Les médecins qui l'ont soigné ont ensuite dit à son père que l'une des trois balles avait explosé dans l'estomac de l'adolescent et n'avait pas laissé un seul organe interne intact. Tout est déchiré à l'intérieur, lui ont-ils dit. Le cousin Mohammed, fils de Bassem choqué, a dit à son père qu'il avait « vu le riz se déverser de l'estomac de Mohammed ». Selon Munir, qui a vu le corps de son fils dans le petit hôpital de Salfit, une balle l'a frappé à la hanche droite, une autre est entrée par le dos et est ressortie par l'estomac - ou vice versa - et la balle la plus mortelle de toutes a frappé les fesses et s'est élancée vers le haut dans tout le corps, faisant des ravages.

 

Trois vidéos ont été tournées par trois témoins oculaires locaux. Dans un des clips, on voit la porte blindée du véhicule des FDI s'ouvrir pendant une fraction de seconde, puis le soldat à côté du conducteur tire un coup de feu et referme la porte ; un autre soldat ouvre ensuite la porte arrière et la referme immédiatement. Dans le deuxième clip, on voit la jeep dans la rue, où des villageois la bombardent de chaises en plastique et de pierres, sans faire de dégâts. Le troisième clip montre les taches de sang et les personnes évacuant Mohammed du chemin menant à une maison voisine. On ne sait pas très bien ce qui a précédé, mais on sait encore moins ce que la jeep faisait là et pourquoi elle s'est arrêtée de manière si provocante au milieu du village. Le drapeau rouge et blanc de la brigade des parachutistes flotte au vent au-dessus de la tour fortifiée qui domine l'entrée du village, signe que les soldats qui ont abattu Mohammed portaient également les bérets rouges caractéristiques.

 Un graffiti sur un mur de Nabi Saleh représente Mohammed Tamimi

Haaretz a demandé à l'unité du porte -parole des FDI pourquoi le véhicule de l'armée est entré dans le village en premier lieu et pourquoi Mohammed Tamimi a été abattu.

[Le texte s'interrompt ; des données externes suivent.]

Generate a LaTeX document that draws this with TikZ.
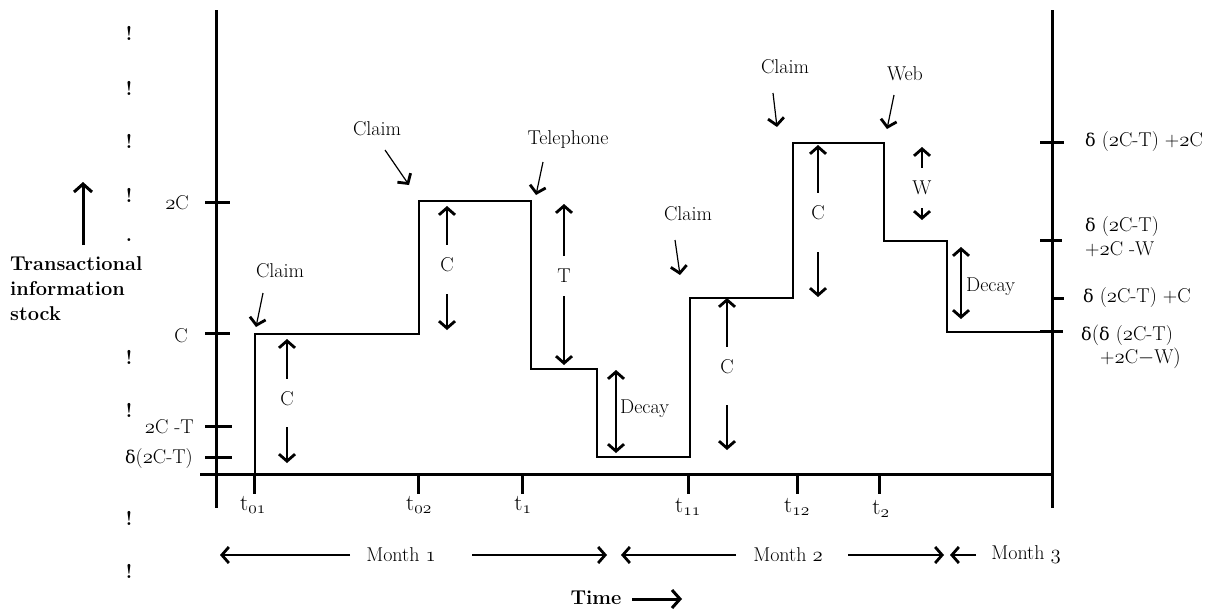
\documentclass[tikz,border=0pt]{standalone}
\usepackage{fontspec}
\newfontfamily\dvs[Scale=0.88]{DejaVu Serif}
\usetikzlibrary{arrows.meta}
\newcommand\osn[1]{{\usefont{OML}{cmm}{m}{it}#1}}
\newcommand\dl{{\dvs δ}}
\tikzset{
  lab/.style={font=\fontsize{20}{24}\selectfont, inner sep=0pt},
  tlab/.style={font=\fontsize{23}{26}\selectfont, inner sep=0pt},
  gaplab/.style={lab, inner ysep=13pt},
  axisline/.style={line width=3pt},
  stepline/.style={line width=1.5pt},
  shaft/.style={line width=1.2pt},
  hd/.style={-{Straight Barb[length=7pt,width=16pt,line width=2.8pt]}},
  hdd/.style={{Straight Barb[length=7pt,width=16pt,line width=2.8pt]}-{Straight Barb[length=7pt,width=16pt,line width=2.8pt]}},
  bighd/.style={line width=3pt,-{Straight Barb[length=8pt,width=18pt,line width=3pt]}},
  bang/.style={lab, font=\fontsize{20}{24}\selectfont\bfseries}
}
\begin{document}
\begin{tikzpicture}[x=1pt,y=-1pt]
\useasboundingbox (0,0) rectangle (1211,616);
% axes
\coordinate (ya) at (216,10); \coordinate (yb) at (216,508);
\coordinate (ra) at (1052,10); \coordinate (rb) at (1052,508);
\coordinate (xa) at (200,474); \coordinate (xb) at (1052,474);
\draw[axisline] (ya) -- (yb);
\draw[axisline] (ra) -- (rb);
\draw[axisline] (xa) -- (xb);
% left ticks
\draw[axisline] (205,202) -- (230,202);
\draw[axisline] (205,333) -- (230,333);
\draw[axisline] (205,426) -- (232,426);
\draw[axisline] (205,457) -- (232,457);
\node[lab,anchor=east] (l2c) at (189,203) {\osn{2}C};
\node[lab,anchor=east] (lc) at (188,336) {C};
\node[lab,anchor=east] (l2ct) at (194,427) {\osn{2}C -T};
\node[lab,anchor=east] (ld) at (193,459) {\dl(\osn{2}C-T)};
% right ticks
\draw[axisline] (1040,142) -- (1064,142);
\draw[axisline] (1040,240) -- (1062,240);
\draw[axisline] (1052,298) -- (1064,298);
\draw[axisline] (1040,331) -- (1063,331);
\node[lab,anchor=west] (r1) at (1085,142) {\dl\ (\osn{2}C-T) +\osn{2}C};
\node[lab,anchor=west] (r2a) at (1085,227) {\dl\ (\osn{2}C-T)};
\node[lab,anchor=west] (r2b) at (1085,249) {+\osn{2}C -W};
\node[lab,anchor=west] (r3) at (1083,298) {\dl\ (\osn{2}C-T) +C};
\node[lab,anchor=west] (r4a) at (1081,335) {\dl$\bigl($\dl\ (\osn{2}C-T)};
\node[lab,anchor=west] (r4b) at (1100,358) {+\osn{2}C$-$W$\bigr)$};
% exclamation marks
\node[bang] (b1) at (129,33) {!};
\node[bang] (b2) at (129,88) {!};
\node[bang] (b3) at (129,141) {!};
\node[bang] (b4) at (129,195) {!};
\node[bang] (b5) at (129,240) {.};
\node[bang] (b6) at (129,357) {!};
\node[bang] (b7) at (129,410) {!};
\node[bang] (b8) at (129,518) {!};
\node[bang] (b9) at (129,571) {!};
% y-axis label
\coordinate (yarr0) at (83,245); \coordinate (yarr1) at (83,182);
\draw[bighd] (yarr0) -- (yarr1);
\node[lab,anchor=north west,align=left,font=\fontsize{20}{25}\selectfont\bfseries] (ylab) at (10,256) {Transactional\\information\\stock};
% x ticks
\foreach \x in {254,418,522,688,797,879}{
  \draw[axisline] (\x,474) -- (\x,494);
}
\node[tlab] (t01) at (253,505) {t\textsubscript{\osn{01}}};
\node[tlab] (t02) at (419,505) {t\textsubscript{\osn{02}}};
\node[tlab] (t1) at (523,505) {t\textsubscript{\osn{1}}};
\node[tlab] (t11) at (688,507) {t\textsubscript{\osn{11}}};
\node[tlab] (t12) at (797,507) {t\textsubscript{\osn{12}}};
\node[tlab] (t2) at (881,509) {t\textsubscript{\osn{2}}};
% step function
\draw[stepline] (255,474) -- (255,334) -- (419,334) -- (419,201) -- (531,201) -- (531,369) -- (597,369) -- (597,457) -- (690,457) -- (690,298) -- (793,298) -- (793,143) -- (884,143) -- (884,241) -- (947,241) -- (947,332) -- (1052,332);
% gapped double arrows
\node[gaplab] (c1) at (287,399) {C};
\coordinate (c1t) at (287,339); \coordinate (c1b) at (287,463);
\draw[shaft,hd] (c1) -- (c1t); \draw[shaft,hd,shorten <=8pt] (c1) -- (c1b);
\node[gaplab] (c2) at (447,265) {C};
\coordinate (c2t) at (447,206); \coordinate (c2b) at (447,330);
\draw[shaft,hd] (c2) -- (c2t); \draw[shaft,hd,shorten <=9pt] (c2) -- (c2b);
\node[gaplab] (tt) at (564,276) {T};
\coordinate (ttt) at (564,204); \coordinate (ttb) at (564,365);
\draw[shaft,hd] (tt) -- (ttt); \draw[shaft,hd] (tt) -- (ttb);
\node[gaplab] (c3) at (727,367) {C};
\coordinate (c3t) at (727,298); \coordinate (c3b) at (727,450);
\draw[shaft,hd] (c3) -- (c3t); \draw[shaft,hd,shorten <=18pt] (c3) -- (c3b);
\node[gaplab] (c4) at (818,213) {C};
\coordinate (c4t) at (818,145); \coordinate (c4b) at (818,297);
\draw[shaft,hd] (c4) -- (c4t); \draw[shaft,hd,shorten <=19pt] (c4) -- (c4b);
\node[gaplab] (w) at (922,188) {W};
\coordinate (wt) at (922,147); \coordinate (wb) at (922,220);
\draw[shaft,hd] (w) -- (wt); \draw[shaft,hd] (w) -- (wb);
% decay arrows
\coordinate (d1t) at (616,370); \coordinate (d1b) at (616,453);
\draw[shaft,hdd] (d1t) -- (d1b);
\node[lab,anchor=west] (dec1) at (620,409) {Decay};
\coordinate (d2t) at (961,247); \coordinate (d2b) at (961,319);
\draw[shaft,hdd] (d2t) -- (d2b);
\node[lab,anchor=west] (dec2) at (966,287) {Decay};
% events
\node[lab] (cl1) at (280,271) {Claim};
\coordinate (cl1s) at (263,293); \coordinate (cl1e) at (256,327);
\draw[shaft,hd] (cl1s) -- (cl1e);
\node[lab] (cl2) at (377,129) {Claim};
\coordinate (cl2s) at (385,150); \coordinate (cl2e) at (409,185);
\draw[shaft,hd] (cl2s) -- (cl2e);
\node[lab] (tel) at (568,140) {Telephone};
\coordinate (tels) at (543,162); \coordinate (tele) at (536,195);
\draw[shaft,hd] (tels) -- (tele);
\node[lab] (cl3) at (688,214) {Claim};
\coordinate (cl3s) at (675,240); \coordinate (cl3e) at (680,275);
\draw[shaft,hd] (cl3s) -- (cl3e);
\node[lab] (cl4) at (785,67) {Claim};
\coordinate (cl4s) at (773,93); \coordinate (cl4e) at (777,127);
\draw[shaft,hd] (cl4s) -- (cl4e);
\node[lab] (web) at (905,74) {Web};
\coordinate (webs) at (894,95); \coordinate (webe) at (887,129);
\draw[shaft,hd] (webs) -- (webe);
% months
\node[lab] (m1) at (401,555) {Month \osn{1}};
\coordinate (m1a) at (350,555); \coordinate (m1l) at (220,555);
\coordinate (m1b) at (472,555); \coordinate (m1r) at (607,555);
\draw[shaft,hd] (m1a) -- (m1l); \draw[shaft,hd] (m1b) -- (m1r);
\node[lab] (m2) at (788,555) {Month \osn{2}};
\coordinate (m2a) at (736,555); \coordinate (m2l) at (621,555);
\coordinate (m2b) at (848,555); \coordinate (m2r) at (944,555);
\draw[shaft,hd] (m2a) -- (m2l); \draw[shaft,hd] (m2b) -- (m2r);
\node[lab] (m3) at (1026,555) {Month \osn{3}};
\coordinate (m3a) at (976,555); \coordinate (m3l) at (950,555);
\draw[shaft,hd] (m3a) -- (m3l);
% time
\node[lab,font=\fontsize{20}{24}\selectfont\bfseries] (time) at (596,598) {Time};
\coordinate (tima) at (632,599); \coordinate (timb) at (682,599);
\draw[bighd] (tima) -- (timb);
\end{tikzpicture}
\end{document}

Pourquoi avec des balles réelles ? Et pourquoi trois balles dans le ventre ? La réponse : « Suite à l'incident en question, une enquête a été ouverte par le département des enquêtes criminelles de la police militaire, après quoi les conclusions seront transférées pour examen au bureau du procureur militaire ».

 

Mohammed était apparemment encore à moitié conscient lorsque les voisins l'ont emmené d'urgence dans un petit taxi collectif à l'hôpital de Salfit ; il a marmonné qu'il avait mal au ventre. Il est mort sur la table d'opération. Lorsque son père, abasourdi, est arrivé à l'hôpital, il était trop tard.

 

Lors de notre visite cette semaine, son frère Mahmoud, un garçon pâle à l'œil malade, nous a emmenés à l'endroit où Mohammed a été tué et nous a montré la tache de sang sur la route et une autre à l'endroit où il est tombé, en route vers la maison.

 

En quittant Nabi Saleh, nous avons vu Ahed Tamimi revenir de ses études à l'université de Birzeit dans sa petite voiture. En mars 2018, elle a été reconnue coupable de quatre chefs d'accusation pour avoir agressé un officier et un soldat de Tsahal, et condamnée à huit mois de prison. Sa tante et son oncle ont été tués par l'armée. Un autre parent nommé Mohammed, 15 ans, a reçu une balle dans la tête en 2017 en face de sa maison par des soldats utilisant une balle métallique enrobée de caoutchouc ; il a perdu un œil et reste handicapé. Aujourd'hui, son cousin Mohammed Munir Tamimi a lui aussi été tué.